In parallel with these efforts, the state is bringing economic growth to rural parts of Utah. Increasingly, companies in Utah’s urban Wasatch Front region are looking to rural communities for a skilled and dedicated workforce. HealthEquity’s expansion of more than 100 jobs in the city of Price is a prime example.
All in all, it’s been a banner year for Utah’s economy and key industries. The Governor’s Office of Economic Development will stay focused on its core mission and continue to meet head-on the challenges and opportunities stemming from Utah’s exemplary economic success. For more information, visit business.utah.gov.
OATLY EXPANDING ITS UTAH OPERATIONS IN WEBER COUNTY
The Utah Governor’s Office of Economic Development (GOED) recently announced Oatly, Inc. will expand its operations in Utah, planning to add up to 50 jobs, $2.9 million in new state revenue, and up to $40 million in capital investment in Weber County over the next seven years.

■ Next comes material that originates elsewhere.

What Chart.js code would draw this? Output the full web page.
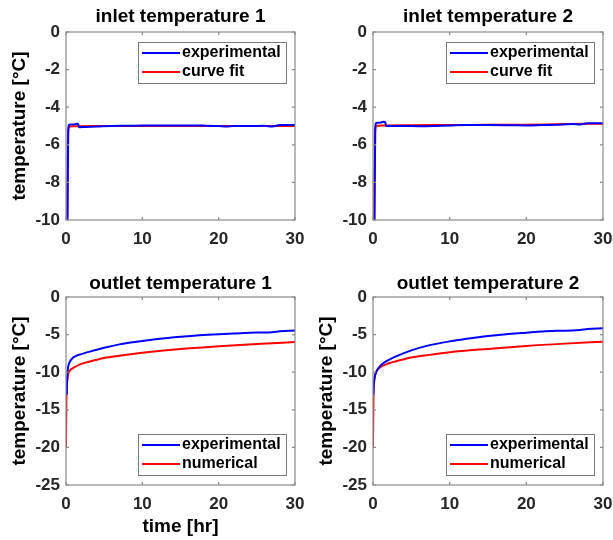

“Oatly is a great addition to Utah’s manufacturing community and will add to our food and beverage industry in the state,” said Val Hale, executive director of GOED, in a GOED press release. “As their first operation in the west, Ogden is a great fit and we’re excited to have them in Utah.”
Oatly is a food manufacturing company that develops and produces oat-based drinks and foods. The company is dedicated to helping people eat and drink healthier without taxing the planet’s resources in the process. Oatly’s flagship product is their oatmilk, an original oat-based drink produced using patented enzyme technology that turns oats into nutritional and delicious liquid food. The company worked with Brian Corde from Atlas Insight LLC, a site selection firm based in Freehold, New Jersey to help it arrive at this strategic location decision.
“As a 25-year-old company, we’ve been blown away by the enthusiasm and incredible demand for Oatly that we’ve seen here in the states over the past few years. We’re equally excited that we’ve been able to make our products for the US here in North America” said Oatly US General Manager Mike Messersmith. “Through this partnership with the state of Utah, our upcoming factory in Ogden will help us keep oatmilk in all the many coffee shops, grocery stores and refrigerators that want it.”
Oatly plans to create up to 50 jobs over the next seven years. The total wages in aggregate are required to exceed 110 percent of the average county wage. Projected new state wages over the life of the agreement may be up to $17,327,500, which includes wages, salaries, bonuses and other taxable compensation. Projected new state revenues, as a result of corporate, payroll and sales tax are estimated to be $2,954,627 over seven years.
“EDCUtah is excited for Oatly to establish a significant presence in Utah,” said Theresa Foxley, president and CEO of the Economic Development Corporation of Utah. “This will be the company’s first operation in the western U.S., and their corporate values of sustainability and environmental friendliness align nicely with our vision for economic development in Utah. Oatly will help raise the bar for employee compensation in the food and beverage manufacturing industry, and we appreciate the support of GOED, Ogden City, the Business Depot Ogden, and other partners to bring this project to fruition.”
Oatly may earn up to 10 percent of the new state taxes they will pay over the life of the seven-year life of the agreement in the form of a post-performance Economic Development Tax Increment Finance (EDTIF) tax credit rebate. As part of the contract with Oatly, the GOED Board of Directors has approved a post-performance tax credit rebate not to exceed $295,463. Each year that Oatly meets the criteria in its contract with the state, it will earn a portion of the total tax credit rebate.
The Utah Legislature has authorized economic development incentives in the form of post-performance tax rebates. Eligible companies work with the Utah Governor’s Office of Economic Development to outline specific performance criteria. Once GOED confirms those criteria have been met, companies can receive a refund up to 30 percent of the state taxes they paid for up to 20 years.